NON-GAUSSIAN ERROR CONTRIBUTION TO LIKELIHOOD ANALYSIS OF THE MATTER POWER SPECTRUM

We study the sample variance of the matter power spectrum for the standard. cold dark matter universe. We use a total of 5000 cosmological N-body simulations to study in detail the distribution of best-fit cosmological parameters and the baryon acoustic peak positions. The obtained distribution is compared with the results from the Fisher matrix analysis with and without including non-Gaussian errors. For the Fisher matrix analysis, we compute the derivatives of the matter power spectrum with respect to cosmological parameters using directly full nonlinear simulations. We show that the non-Gaussian errors increase the unmarginalized errors by up to a factor of five for k(max) = 0.4 h Mpc(-1) if there is only one free parameter, provided other parameters are well determined by external information. On the other hand, for multi-parameter fitting, the impact of the non-Gaussian errors is significantly mitigated due to severe parameter degeneracies in the power spectrum.
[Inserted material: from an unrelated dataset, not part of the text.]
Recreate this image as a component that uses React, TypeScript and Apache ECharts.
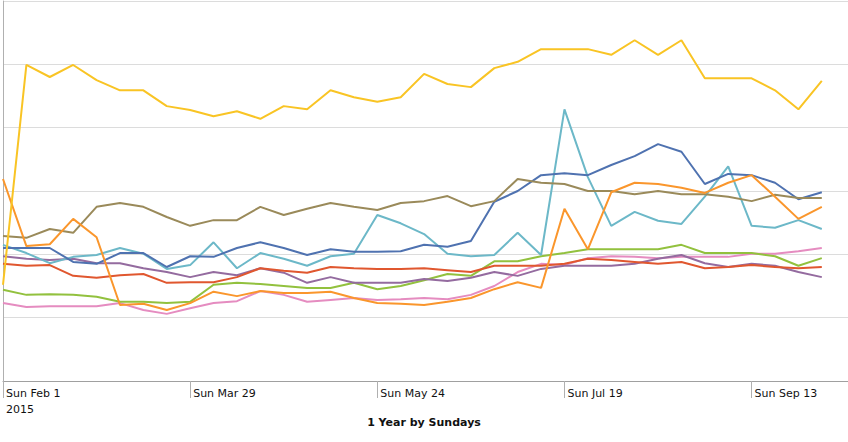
import React, { useEffect, useRef } from "react";
import * as echarts from "echarts";

// Week index 0 = Sun Feb 1 2015, one point per Sunday
const weekIndex = Array.from({ length: 36 }, (_, i) => i);
const tickWeeks = [0, 8, 16, 24, 32];
const tickLabels = ["Sun Feb 1\n2015", "Sun Mar 29", "Sun May 24", "Sun Jul 19", "Sun Sep 13"];
const axisTitle = "1 Year by Sundays";

const yellow = [152,499,480,499,475,459,459,434,428,418,426,414,434,429,459,448,441,448,485,469,464,494,504,524,524,524,515,538,515,538,478,478,478,459,429,474];
const olive = [229,226,240,234,275,281,275,259,245,254,254,275,262,272,281,275,270,281,284,292,276,284,319,313,311,300,300,295,300,295,295,291,284,294,289,289];
const blue = [210,210,210,188,185,202,202,180,197,196,210,219,210,199,208,204,204,205,215,212,221,283,300,325,328,325,341,355,374,362,311,327,325,313,287,298];
const cyan = [215,202,186,196,199,210,201,177,183,219,178,202,193,182,197,201,262,249,232,201,197,199,234,199,429,322,245,267,253,248,291,339,245,242,254,240];
const purple = [197,193,191,193,186,186,178,172,164,172,167,178,171,155,164,155,155,155,161,158,163,172,166,177,182,182,182,185,193,199,186,180,185,182,172,164];
const red = [185,182,183,166,163,167,169,155,156,156,164,178,174,171,180,178,177,177,178,175,172,182,182,182,185,193,191,188,185,188,178,180,183,180,178,180];
const orange = [319,213,216,256,227,120,122,112,123,141,134,142,139,139,141,131,123,122,120,125,131,145,156,147,272,208,298,313,311,305,297,313,325,291,256,275];
const green = [144,136,137,136,133,125,125,123,125,152,155,153,150,147,147,155,145,150,159,169,166,189,189,197,202,208,208,208,208,215,202,202,202,197,182,194];
const pink = [123,117,118,118,118,123,112,106,115,123,126,142,136,125,128,131,128,129,131,129,136,150,172,185,183,194,197,196,194,196,196,196,201,201,205,210];

const seriesDefs = [
  { name: "A", data: pink, color: "#e58cc0" },
  { name: "B", data: green, color: "#92c13e" },
  { name: "C", data: purple, color: "#946b9f" },
  { name: "D", data: red, color: "#e0572f" },
  { name: "E", data: cyan, color: "#6cb8c8" },
  { name: "F", data: blue, color: "#4f72b0" },
  { name: "G", data: olive, color: "#9a8a5a" },
  { name: "H", data: orange, color: "#fa962c" },
  { name: "I", data: yellow, color: "#f9c424" },
];

export default function App() {
  const ref = useRef<HTMLDivElement>(null);
  useEffect(() => {
    const chart = echarts.init(ref.current!, null, { renderer: "svg" });
    chart.setOption({
      animation: false,
      grid: { left: 1, right: 0, top: 1, bottom: 61, containLabel: false },
      title: {
        text: axisTitle,
        left: "center",
        top: 417,
        padding: 0,
        textStyle: { fontFamily: "DejaVu Sans", fontSize: 11, fontWeight: "bold", color: "#111" },
      },
      xAxis: {
        type: "value",
        min: 0,
        max: 36.12,
        interval: 8,
        splitLine: { show: false },
        axisLine: { show: true, lineStyle: { color: "#a0a0a0", width: 1 } },
        axisTick: { show: true, length: 17, lineStyle: { color: "#b0b0b0" }, customValues: tickWeeks },
        axisLabel: {
          customValues: tickWeeks,
          align: "left",
          verticalAlign: "top",
          margin: 4,
          padding: [0, 0, 0, 3],
          lineHeight: 16,
          fontFamily: "DejaVu Sans",
          fontSize: 11,
          color: "#111",
          formatter: (v: number) => {
            const i = tickWeeks.indexOf(Math.round(v));
            return i >= 0 && Math.abs(v - Math.round(v)) < 1e-6 ? tickLabels[i] : "";
          },
        },
      },
      yAxis: {
        type: "value",
        min: 0,
        max: 600,
        interval: 100,
        axisLabel: { show: false },
        axisTick: { show: false },
        axisLine: { show: true, lineStyle: { color: "#b0b0b0", width: 1 } },
        splitLine: { show: true, lineStyle: { color: "#dcdcdc", width: 1 } },
      },
      series: seriesDefs.map((s) => ({
        name: s.name,
        type: "line",
        data: s.data.map((v, i) => [weekIndex[i], v]),
        showSymbol: false,
        symbol: "none",
        lineStyle: { color: s.color, width: 2 },
        itemStyle: { color: s.color },
        emphasis: { disabled: true },
      })),
    });
    return () => chart.dispose();
  }, []);
  return (
    <div
      ref={ref}
      style={{ position: "fixed", left: 0, top: 0, width: 848, height: 442, background: "#fff" }}
    />
  );
}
The distribution of the acoustic peak positions is well described by a Gaussian distribution, with its width being consistent with the statistical interval predicted from the Fisher matrix. We also examine systematic bias in the best-fit parameter due to the non-Gaussian errors. The bias is found to be smaller than the 1 sigma statistical error for both the cosmological parameters and the acoustic scale positions.